Moving Beyond the Metal: Assisted Small Molecule Activation

Wednesday, 1 March – 11:00am – 12:00pm (MIH, School Seminar)

Location: Chemistry Lecture Theatre 4 and Online (Zoom)

Speaker: Prof. Nathaniel Szymczak, University of Michigan

Host:  Prof. Kate Jolliffe

Bio: Nathaniel (Nate) Szymczak was born in Wollongong, Australia. In 2002 he received his Bachelor of Science degree in chemistry (with a specialization in environmental chemistry) from the University of Illinois at Champaign-Urbana. In the fall of 2002, Nate began doctoral studies under the direction of David Tyler at the University of Oregon. His graduate research focused on water-soluble transition metal dihydrogen and dinitrogen complexes as well as hydrogen-bonding interactions of a coordinated H2 ligand. As part of an NSF-IGERT graduate fellowship, he participated in a brief internship at the Pacific Northwest National Laboratory and worked with Dr. John Linehan to uncover the mechanism of hydrogen release from hydrogen storage materials, as well as to elucidate the active catalyst structure using Operando XAS methods.

He was awarded a Ph.D. in 2007, and following doctoral studies, he pursued postdoctoral research with Professor Jonas Peters at the Massachusetts Institute of Technology and the California Institute of Technology. His work focused on the development of bimetallic macrocyclic coordination complexes for electrocatalytic proton reduction and other multi-electron transformations at ambient and elevated pressures. In 2010, Nate joined the faculty at the University of Michigan and his research program uses principles of main group and transition metal chemistry to address biochemical questions and challenging synthetic problems of global importance.

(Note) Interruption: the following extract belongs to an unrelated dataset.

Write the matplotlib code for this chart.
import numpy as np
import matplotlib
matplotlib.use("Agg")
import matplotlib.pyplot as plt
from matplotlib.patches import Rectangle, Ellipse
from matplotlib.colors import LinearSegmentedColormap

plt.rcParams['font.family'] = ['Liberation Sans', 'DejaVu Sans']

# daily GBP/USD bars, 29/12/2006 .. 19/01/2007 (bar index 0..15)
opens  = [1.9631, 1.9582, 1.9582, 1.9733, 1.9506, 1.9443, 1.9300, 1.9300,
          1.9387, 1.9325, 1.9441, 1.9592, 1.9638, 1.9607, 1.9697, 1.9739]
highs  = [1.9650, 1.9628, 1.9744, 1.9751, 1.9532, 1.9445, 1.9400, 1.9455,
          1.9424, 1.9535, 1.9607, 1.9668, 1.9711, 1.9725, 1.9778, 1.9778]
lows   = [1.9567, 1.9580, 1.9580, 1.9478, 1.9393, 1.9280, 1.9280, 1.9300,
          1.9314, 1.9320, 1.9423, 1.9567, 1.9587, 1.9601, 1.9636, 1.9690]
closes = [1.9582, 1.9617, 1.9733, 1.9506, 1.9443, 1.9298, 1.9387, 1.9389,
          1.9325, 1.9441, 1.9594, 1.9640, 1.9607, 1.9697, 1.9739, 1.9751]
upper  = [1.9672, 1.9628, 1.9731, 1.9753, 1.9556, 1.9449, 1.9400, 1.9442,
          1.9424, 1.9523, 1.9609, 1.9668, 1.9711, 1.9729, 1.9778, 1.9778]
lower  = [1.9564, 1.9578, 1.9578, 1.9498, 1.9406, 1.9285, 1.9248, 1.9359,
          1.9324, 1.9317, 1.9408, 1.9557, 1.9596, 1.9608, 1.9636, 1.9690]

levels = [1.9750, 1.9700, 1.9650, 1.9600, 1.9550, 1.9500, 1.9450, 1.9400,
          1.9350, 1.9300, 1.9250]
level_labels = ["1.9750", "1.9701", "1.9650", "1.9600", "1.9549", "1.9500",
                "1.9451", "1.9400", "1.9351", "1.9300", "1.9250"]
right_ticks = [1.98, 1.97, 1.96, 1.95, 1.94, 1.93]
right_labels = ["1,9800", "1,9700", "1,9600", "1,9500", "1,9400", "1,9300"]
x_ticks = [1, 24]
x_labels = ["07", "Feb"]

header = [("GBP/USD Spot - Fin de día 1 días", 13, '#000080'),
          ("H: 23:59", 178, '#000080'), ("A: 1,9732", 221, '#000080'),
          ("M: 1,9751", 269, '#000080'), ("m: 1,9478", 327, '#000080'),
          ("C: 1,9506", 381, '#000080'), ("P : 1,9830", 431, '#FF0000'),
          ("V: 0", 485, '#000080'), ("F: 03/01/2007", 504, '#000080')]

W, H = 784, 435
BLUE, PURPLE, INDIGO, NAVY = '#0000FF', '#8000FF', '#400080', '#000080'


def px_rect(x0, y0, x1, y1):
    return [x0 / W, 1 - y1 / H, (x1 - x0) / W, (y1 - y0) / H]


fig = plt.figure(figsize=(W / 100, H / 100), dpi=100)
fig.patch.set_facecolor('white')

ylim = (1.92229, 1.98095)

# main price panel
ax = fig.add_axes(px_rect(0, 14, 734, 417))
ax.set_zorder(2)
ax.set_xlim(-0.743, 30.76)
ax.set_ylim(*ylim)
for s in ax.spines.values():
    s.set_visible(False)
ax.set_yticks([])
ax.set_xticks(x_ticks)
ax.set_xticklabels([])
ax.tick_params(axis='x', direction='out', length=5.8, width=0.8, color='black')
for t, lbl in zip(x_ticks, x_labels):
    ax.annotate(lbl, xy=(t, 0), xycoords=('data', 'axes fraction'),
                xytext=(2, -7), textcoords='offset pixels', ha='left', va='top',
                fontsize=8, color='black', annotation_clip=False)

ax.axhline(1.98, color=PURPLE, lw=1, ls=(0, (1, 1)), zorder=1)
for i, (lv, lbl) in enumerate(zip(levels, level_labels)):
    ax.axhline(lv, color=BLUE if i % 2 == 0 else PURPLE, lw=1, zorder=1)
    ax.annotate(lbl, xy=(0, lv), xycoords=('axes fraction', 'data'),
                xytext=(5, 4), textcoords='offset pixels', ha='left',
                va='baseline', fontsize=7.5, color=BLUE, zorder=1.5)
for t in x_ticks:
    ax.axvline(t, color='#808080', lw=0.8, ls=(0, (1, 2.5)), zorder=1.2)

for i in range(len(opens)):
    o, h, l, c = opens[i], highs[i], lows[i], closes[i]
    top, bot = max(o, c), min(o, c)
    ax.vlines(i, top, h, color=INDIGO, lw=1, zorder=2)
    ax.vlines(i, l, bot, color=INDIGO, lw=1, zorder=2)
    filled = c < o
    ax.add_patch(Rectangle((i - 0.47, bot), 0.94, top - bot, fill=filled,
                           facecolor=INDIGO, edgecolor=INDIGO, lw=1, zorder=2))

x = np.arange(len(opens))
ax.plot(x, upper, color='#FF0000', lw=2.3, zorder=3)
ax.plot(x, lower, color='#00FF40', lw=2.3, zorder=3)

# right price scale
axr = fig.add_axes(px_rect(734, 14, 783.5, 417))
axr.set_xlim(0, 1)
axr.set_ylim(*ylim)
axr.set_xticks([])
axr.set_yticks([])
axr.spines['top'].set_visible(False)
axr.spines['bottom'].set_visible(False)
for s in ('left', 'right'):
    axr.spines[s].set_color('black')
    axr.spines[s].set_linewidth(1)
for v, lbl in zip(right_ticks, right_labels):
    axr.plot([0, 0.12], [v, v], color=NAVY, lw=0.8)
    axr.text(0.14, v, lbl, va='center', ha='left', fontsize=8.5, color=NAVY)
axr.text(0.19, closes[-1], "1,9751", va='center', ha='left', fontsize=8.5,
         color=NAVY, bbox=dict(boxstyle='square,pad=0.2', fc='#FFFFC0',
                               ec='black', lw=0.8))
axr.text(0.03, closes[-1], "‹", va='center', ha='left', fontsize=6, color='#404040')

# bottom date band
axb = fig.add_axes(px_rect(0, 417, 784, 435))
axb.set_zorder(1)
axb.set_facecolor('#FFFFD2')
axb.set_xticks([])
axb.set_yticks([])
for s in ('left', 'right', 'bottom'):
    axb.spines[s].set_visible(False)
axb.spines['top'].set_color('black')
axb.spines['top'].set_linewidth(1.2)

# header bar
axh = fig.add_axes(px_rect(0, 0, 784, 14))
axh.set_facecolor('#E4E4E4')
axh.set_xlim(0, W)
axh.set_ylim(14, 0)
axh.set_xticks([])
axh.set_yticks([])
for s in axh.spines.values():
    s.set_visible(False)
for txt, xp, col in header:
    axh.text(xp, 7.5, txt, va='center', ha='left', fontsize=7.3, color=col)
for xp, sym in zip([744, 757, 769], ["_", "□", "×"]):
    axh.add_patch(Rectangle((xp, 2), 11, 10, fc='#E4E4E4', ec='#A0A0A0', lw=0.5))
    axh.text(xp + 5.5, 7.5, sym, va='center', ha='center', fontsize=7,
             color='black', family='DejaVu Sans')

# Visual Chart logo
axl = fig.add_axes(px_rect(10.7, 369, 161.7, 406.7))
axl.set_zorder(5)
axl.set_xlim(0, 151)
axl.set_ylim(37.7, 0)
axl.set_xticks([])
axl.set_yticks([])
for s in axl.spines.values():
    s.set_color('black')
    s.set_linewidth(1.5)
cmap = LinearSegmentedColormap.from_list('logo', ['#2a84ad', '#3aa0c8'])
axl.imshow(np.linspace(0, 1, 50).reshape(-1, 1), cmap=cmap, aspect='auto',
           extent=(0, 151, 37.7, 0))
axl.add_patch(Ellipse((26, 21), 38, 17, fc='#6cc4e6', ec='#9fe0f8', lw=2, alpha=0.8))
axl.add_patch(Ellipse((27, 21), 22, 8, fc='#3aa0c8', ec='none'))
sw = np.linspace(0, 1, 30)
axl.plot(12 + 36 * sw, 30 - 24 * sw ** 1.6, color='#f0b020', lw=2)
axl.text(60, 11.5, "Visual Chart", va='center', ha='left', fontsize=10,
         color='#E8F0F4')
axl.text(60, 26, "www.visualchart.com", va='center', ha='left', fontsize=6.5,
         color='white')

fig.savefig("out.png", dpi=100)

Abstract: Well-defined synthetic molecules that replicate key structure and/or reactivity patterns of metalloenzymes can provide structure/function correlations and answers to biochemical questions that are otherwise challenging to address. In contrast to the suite of inter/intramolecular interactions that facilitate small molecule binding and activation in enzymes found in nature, the commonly used strategies to construct analogous synthetic molecular systems are limited. The current paradigm in the synthetic community to prepare such analogues primarily focuses on a single active metal site with ligands that impart steric and electronic tunability to achieve substrate binding and activation, with limited attention paid to the secondary interactions of appended groups. Taking inspiration from biological systems, our group is working to develop strategies to exploit acidic and basic groups (hydrogen bond donors, Lewis acids/bases) to promote cooperative interactions and address unanswered mechanistic biochemical questions. This presentation will emphasize how Lewis acids can be used to augment metal-based reactivity, as well as to show how incorporation of these units within a ligand scaffold can provide access to unique activation/functionalization processes.